• Provided material:
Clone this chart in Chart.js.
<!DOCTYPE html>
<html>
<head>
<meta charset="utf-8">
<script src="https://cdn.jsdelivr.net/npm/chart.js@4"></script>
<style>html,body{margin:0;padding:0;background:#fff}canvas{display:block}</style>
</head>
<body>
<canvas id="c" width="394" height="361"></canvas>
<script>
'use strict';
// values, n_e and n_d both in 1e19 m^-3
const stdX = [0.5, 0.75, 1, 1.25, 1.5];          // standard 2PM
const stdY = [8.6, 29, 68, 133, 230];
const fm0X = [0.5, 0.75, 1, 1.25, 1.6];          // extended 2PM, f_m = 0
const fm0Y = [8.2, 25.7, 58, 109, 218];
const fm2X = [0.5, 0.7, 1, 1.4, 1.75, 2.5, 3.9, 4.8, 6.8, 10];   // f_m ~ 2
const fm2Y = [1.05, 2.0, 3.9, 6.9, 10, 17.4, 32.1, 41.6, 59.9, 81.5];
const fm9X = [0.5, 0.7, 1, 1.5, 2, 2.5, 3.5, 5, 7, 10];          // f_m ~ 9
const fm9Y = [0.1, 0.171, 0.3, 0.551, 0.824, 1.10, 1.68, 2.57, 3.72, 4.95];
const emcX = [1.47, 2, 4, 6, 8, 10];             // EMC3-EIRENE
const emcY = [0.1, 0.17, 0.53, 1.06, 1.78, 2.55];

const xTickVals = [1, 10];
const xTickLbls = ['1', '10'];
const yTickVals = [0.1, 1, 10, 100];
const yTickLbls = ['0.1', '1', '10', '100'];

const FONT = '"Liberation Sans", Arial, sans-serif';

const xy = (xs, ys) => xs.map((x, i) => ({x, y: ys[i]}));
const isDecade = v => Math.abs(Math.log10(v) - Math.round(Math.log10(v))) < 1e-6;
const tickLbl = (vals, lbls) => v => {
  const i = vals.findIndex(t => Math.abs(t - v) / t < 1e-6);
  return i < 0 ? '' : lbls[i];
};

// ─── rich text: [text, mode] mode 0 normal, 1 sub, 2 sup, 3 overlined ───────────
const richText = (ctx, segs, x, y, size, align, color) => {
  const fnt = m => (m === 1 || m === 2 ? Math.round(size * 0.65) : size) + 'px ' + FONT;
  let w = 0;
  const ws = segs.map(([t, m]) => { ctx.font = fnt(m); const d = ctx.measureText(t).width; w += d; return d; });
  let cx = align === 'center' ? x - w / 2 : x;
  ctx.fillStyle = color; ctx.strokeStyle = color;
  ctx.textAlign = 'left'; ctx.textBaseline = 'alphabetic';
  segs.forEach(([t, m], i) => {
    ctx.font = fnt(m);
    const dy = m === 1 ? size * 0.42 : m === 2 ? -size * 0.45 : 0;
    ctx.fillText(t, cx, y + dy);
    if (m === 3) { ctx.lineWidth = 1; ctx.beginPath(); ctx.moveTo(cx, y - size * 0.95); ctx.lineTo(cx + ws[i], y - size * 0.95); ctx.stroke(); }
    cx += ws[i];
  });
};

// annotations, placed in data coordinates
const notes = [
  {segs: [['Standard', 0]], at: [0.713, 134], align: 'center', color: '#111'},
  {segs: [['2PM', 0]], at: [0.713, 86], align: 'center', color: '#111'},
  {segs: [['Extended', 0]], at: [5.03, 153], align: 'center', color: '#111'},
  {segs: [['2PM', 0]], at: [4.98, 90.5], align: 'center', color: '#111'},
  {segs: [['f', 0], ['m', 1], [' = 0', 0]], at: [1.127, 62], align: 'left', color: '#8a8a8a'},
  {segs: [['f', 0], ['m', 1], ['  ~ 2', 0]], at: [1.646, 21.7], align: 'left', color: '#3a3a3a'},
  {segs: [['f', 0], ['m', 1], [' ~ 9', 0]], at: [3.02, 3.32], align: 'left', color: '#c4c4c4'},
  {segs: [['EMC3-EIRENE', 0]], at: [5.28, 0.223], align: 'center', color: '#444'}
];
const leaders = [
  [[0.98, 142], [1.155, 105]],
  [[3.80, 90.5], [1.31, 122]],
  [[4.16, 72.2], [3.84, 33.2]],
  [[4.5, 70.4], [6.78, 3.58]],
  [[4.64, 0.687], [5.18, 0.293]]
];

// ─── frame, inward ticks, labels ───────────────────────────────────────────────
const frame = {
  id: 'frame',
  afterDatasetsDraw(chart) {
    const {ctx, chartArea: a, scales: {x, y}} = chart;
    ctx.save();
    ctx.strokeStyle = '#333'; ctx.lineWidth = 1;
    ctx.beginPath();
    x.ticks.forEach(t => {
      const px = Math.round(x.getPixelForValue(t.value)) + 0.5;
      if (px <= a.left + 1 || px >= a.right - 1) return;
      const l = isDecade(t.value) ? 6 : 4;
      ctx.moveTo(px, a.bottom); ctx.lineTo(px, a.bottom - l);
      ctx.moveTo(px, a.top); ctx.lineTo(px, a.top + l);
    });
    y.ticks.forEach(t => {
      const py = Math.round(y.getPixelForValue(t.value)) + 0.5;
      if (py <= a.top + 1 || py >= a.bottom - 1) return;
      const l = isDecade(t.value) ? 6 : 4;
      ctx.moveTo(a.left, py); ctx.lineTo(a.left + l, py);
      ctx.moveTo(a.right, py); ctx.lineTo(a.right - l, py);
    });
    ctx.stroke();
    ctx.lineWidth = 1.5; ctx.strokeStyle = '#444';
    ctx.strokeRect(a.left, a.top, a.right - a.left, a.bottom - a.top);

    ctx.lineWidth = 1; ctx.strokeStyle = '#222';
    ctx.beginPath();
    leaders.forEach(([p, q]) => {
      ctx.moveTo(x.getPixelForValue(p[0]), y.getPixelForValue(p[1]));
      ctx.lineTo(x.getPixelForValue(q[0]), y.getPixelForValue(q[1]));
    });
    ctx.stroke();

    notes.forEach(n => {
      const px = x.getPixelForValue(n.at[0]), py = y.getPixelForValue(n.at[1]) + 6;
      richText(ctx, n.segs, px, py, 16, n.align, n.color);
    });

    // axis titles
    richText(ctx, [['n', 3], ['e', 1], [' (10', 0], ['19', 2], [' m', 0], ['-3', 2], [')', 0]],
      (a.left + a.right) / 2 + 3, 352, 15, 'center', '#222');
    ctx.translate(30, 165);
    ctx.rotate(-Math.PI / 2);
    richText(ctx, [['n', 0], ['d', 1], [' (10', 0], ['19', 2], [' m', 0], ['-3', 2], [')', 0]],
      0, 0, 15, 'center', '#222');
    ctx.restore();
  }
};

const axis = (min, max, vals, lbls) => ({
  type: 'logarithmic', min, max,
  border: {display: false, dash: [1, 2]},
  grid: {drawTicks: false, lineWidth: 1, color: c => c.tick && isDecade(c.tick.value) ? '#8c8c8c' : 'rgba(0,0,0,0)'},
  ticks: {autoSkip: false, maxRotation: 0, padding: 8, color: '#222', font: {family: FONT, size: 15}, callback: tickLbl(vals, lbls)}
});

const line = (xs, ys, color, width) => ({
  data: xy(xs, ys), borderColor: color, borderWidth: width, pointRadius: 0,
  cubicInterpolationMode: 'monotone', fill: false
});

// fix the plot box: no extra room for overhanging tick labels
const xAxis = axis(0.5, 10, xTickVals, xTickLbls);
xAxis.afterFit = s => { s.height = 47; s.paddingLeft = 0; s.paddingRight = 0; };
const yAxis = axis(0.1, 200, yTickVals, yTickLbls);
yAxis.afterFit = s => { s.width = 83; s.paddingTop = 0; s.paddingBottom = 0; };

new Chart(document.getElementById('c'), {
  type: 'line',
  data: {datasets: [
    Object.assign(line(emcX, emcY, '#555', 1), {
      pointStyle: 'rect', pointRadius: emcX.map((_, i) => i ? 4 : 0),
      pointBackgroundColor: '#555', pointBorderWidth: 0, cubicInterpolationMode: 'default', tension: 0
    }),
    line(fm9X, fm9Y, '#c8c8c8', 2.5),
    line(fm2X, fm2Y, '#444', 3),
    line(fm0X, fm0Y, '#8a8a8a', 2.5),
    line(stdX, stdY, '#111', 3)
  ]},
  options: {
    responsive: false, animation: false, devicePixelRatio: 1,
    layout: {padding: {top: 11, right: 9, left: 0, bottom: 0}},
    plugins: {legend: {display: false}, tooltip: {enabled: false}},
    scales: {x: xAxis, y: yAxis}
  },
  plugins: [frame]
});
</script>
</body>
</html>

• Written task: Return the opening line of the data and every line after it through the line containing "const emcY = [0.1, 0.17, 0.53, 1.06, 1.78, 2.55];", please, exactly as written and with nothing added.

• Expected output:
Clone this chart in Chart.js.
<!DOCTYPE html>
<html>
<head>
<meta charset="utf-8">
<script src="https://cdn.jsdelivr.net/npm/chart.js@4"></script>
<style>html,body{margin:0;padding:0;background:#fff}canvas{display:block}</style>
</head>
<body>
<canvas id="c" width="394" height="361"></canvas>
<script>
'use strict';
// values, n_e and n_d both in 1e19 m^-3
const stdX = [0.5, 0.75, 1, 1.25, 1.5];          // standard 2PM
const stdY = [8.6, 29, 68, 133, 230];
const fm0X = [0.5, 0.75, 1, 1.25, 1.6];          // extended 2PM, f_m = 0
const fm0Y = [8.2, 25.7, 58, 109, 218];
const fm2X = [0.5, 0.7, 1, 1.4, 1.75, 2.5, 3.9, 4.8, 6.8, 10];   // f_m ~ 2
const fm2Y = [1.05, 2.0, 3.9, 6.9, 10, 17.4, 32.1, 41.6, 59.9, 81.5];
const fm9X = [0.5, 0.7, 1, 1.5, 2, 2.5, 3.5, 5, 7, 10];          // f_m ~ 9
const fm9Y = [0.1, 0.171, 0.3, 0.551, 0.824, 1.10, 1.68, 2.57, 3.72, 4.95];
const emcX = [1.47, 2, 4, 6, 8, 10];             // EMC3-EIRENE
const emcY = [0.1, 0.17, 0.53, 1.06, 1.78, 2.55];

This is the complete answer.